Cases
Turn repeatable workflows into structured, trackable AI work.
Not all work should be a chat thread. When a workflow is repeatable, needs review, or feeds another system, build it as a Case: a structured unit of work powered by an agent, with typed inputs, typed outputs, status, and run history.
The distinction in one line: the agent is the intelligence, the Case is the work being processed.
When a Case beats a conversation
Choose a Case when the work has:
- A repeatable input shape (a request, a document, a submission).
- An expected output shape (fields, a verdict, a produced artifact).
- A need for tracking: status, volume, retries, SLA.
- Reviewers who approve results before they count.
- Other systems that consume the results.

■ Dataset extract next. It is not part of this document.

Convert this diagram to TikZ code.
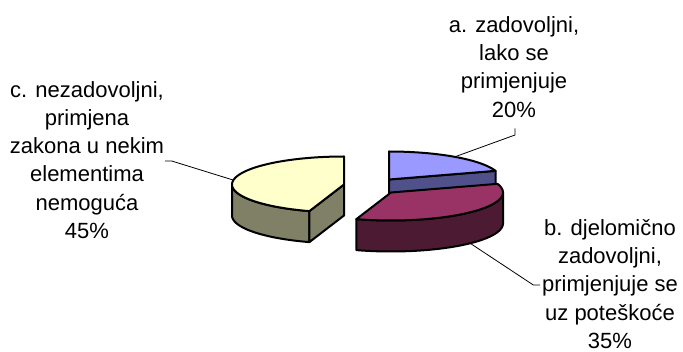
\documentclass[tikz,border=0pt]{standalone}
\usepackage{fontspec}
\setmainfont{Liberation Sans}
\usetikzlibrary{calc}
\definecolor{sliceA}{HTML}{9999FF}
\definecolor{sliceAside}{HTML}{50508A}
\definecolor{sliceB}{HTML}{993366}
\definecolor{sliceBside}{HTML}{4D1A33}
\definecolor{sliceC}{HTML}{FFFFCC}
\definecolor{sliceCside}{HTML}{808066}
\tikzset {face/.style={draw=black,line width=1.5pt,line join=round},
  leader/.style={draw=black,line width=0.6pt},
  piecetext/.style={align=center,font=\fontsize{16.5}{21.2}\selectfont}}

\begin{document}
\begin{tikzpicture}[x=0.75pt,y=-0.75pt]
\useasboundingbox (0,0) rectangle (683,352);

% Place slice centres, top and bottom
\coordinate (Cc) at (344,184.5);
\coordinate (Ccb) at (344,215.5);
\coordinate (Ca) at (389,179.5);
\coordinate (Cab) at (389,210.5);
\coordinate (Cb) at (391,192.5);

% Draw slice c (45%)
\coordinate (c252) at (309.39,211.13);
\coordinate (c252b) at (309.39,242.13);
\path [face,fill=sliceCside] plot[domain=180:252,samples=30] ({344+112*cos(\x)},{184.5-28*sin(\x)})
  -- plot[domain=252:180,samples=30] ({344+112*cos(\x)},{215.5-28*sin(\x)}) -- cycle;
\path [face,fill=sliceCside] (Cc) -- (c252) -- (c252b) -- (Ccb) -- cycle;
\path [face,fill=sliceC] (Cc) -- plot[domain=90:252,samples=50] ({344+112*cos(\x)},{184.5-28*sin(\x)}) -- cycle;

% Draw slice a (20%)
\coordinate (a18) at (495.52,170.85);
\coordinate (a18b) at (495.52,201.85);
\path [face,fill=sliceAside] (Ca) -- (a18) -- (a18b) -- (Cab) -- cycle;
\path [face,fill=sliceA] (Ca) -- plot[domain=18:90,samples=30] ({389+112*cos(\x)},{179.5-28*sin(\x)}) -- cycle;

% Draw slice b (35%)
\path [face,fill=sliceBside] plot[domain=-108:0,samples=40] ({391+112*cos(\x)},{192.5-28*sin(\x)})
  -- plot[domain=0:-108,samples=40] ({391+112*cos(\x)},{223.5-28*sin(\x)}) -- cycle;
\path [face,fill=sliceB] (Cb) -- plot[domain=-108:18,samples=50] ({391+112*cos(\x)},{192.5-28*sin(\x)}) -- cycle;

% Labels
\node[piecetext] (labA) at (514,67) {a. zadovoljni,\\lako se\\primjenjuje\\20\%};
\node[piecetext] (labB) at (610,284) {b. djelomično\\zadovoljni,\\primjenjuje se\\uz poteškoće\\35\%};
\node[piecetext] (labC) at (87,160) {c. nezadovoljni,\\primjena\\zakona u nekim\\elementima\\nemoguća\\45\%};

% Leader lines
\coordinate (a1) at (515,128.3);
\coordinate (a2) at (515,135);
\coordinate (a3) at (454.8,156.85);
\coordinate (b1) at (540,285);
\coordinate (b2) at (533.3,285);
\coordinate (b3) at (470.2,243.3);
\coordinate (c1) at (165,161);
\coordinate (c2) at (171.7,161);
\coordinate (c3) at (233.4,180.1);
\draw [leader] (a1) -- (a2) -- (a3);
\draw [leader] (b1) -- (b2) -- (b3);
\draw [leader] (c1) -- (c2) -- (c3);

\end{tikzpicture}
\end{document}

Exploratory or one-off work stays in Chat.
Building one
Cases live in the Console sidebar, right under Agents. Press Create case and you get a work surface shaped like a sheet: each row is a unit of work, and each column is either an input (a file, a field, a submission) or an output filled by an agent.

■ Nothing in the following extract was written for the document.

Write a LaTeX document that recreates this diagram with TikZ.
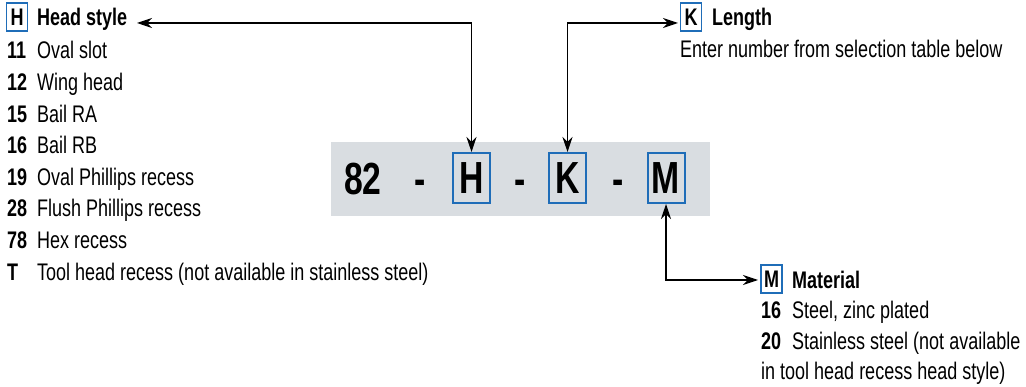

Here is a real one, an Invoice Intake Case that extracts vendor, invoice number, and category from uploaded invoice PDFs:

What the surface gives you:
- Stages (the tabs across the top, such as Main and Services) split a process into steps that activate as prior outputs land.
- Columns each carry their own instructions and agent. Columns inherit their agent's apps, skills, and knowledge by default, so a well-configured agent becomes a well-equipped column with no extra setup; override per column when a step needs different tools.

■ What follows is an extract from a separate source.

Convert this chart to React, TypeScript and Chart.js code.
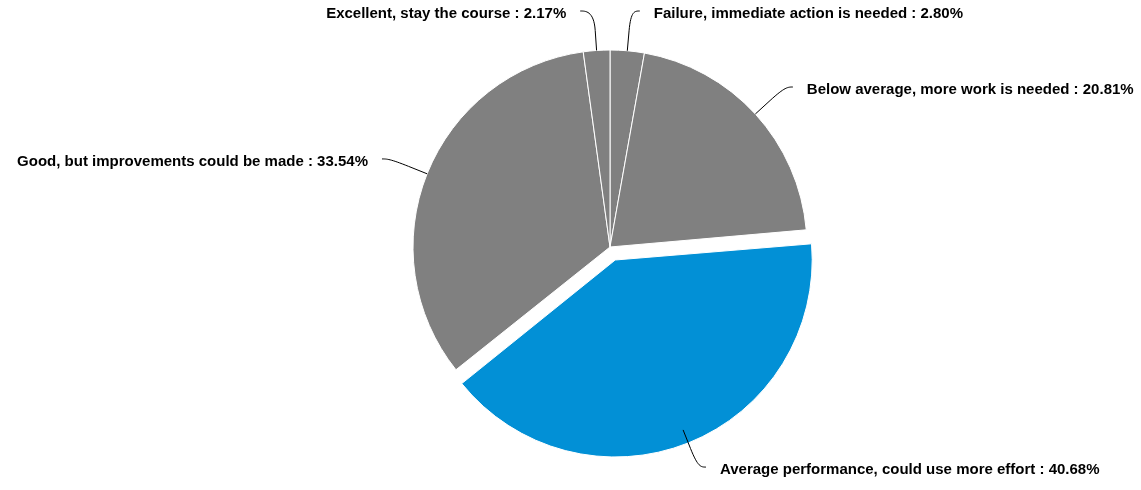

- Rows arrive by hand (New row), in bulk (Import CSV), or through whatever channels you bind: public forms, email, webhooks, schedules, or the API.
- History and settings work like agents: versioned changes, with the Case's agent configurable from the page header.
How work flows
Each row's work runs as tracked fills: cells compute when their inputs are available and recalculate when inputs change, every cell records which run produced it, and failures are visible per row with retry. Tasks that need human sign-off sit in a review state until someone decides, and SLA tracking flags work that idles too long. Case runs appear in Observability alongside chat runs.
Case as an API
A Case doesn't have to be used through Sebati's own interface. Your product, portal, or internal application can create tasks, provide inputs, and read status and outputs over the API, with Sebati as the intelligence and processing layer underneath your own experience. See API essentials.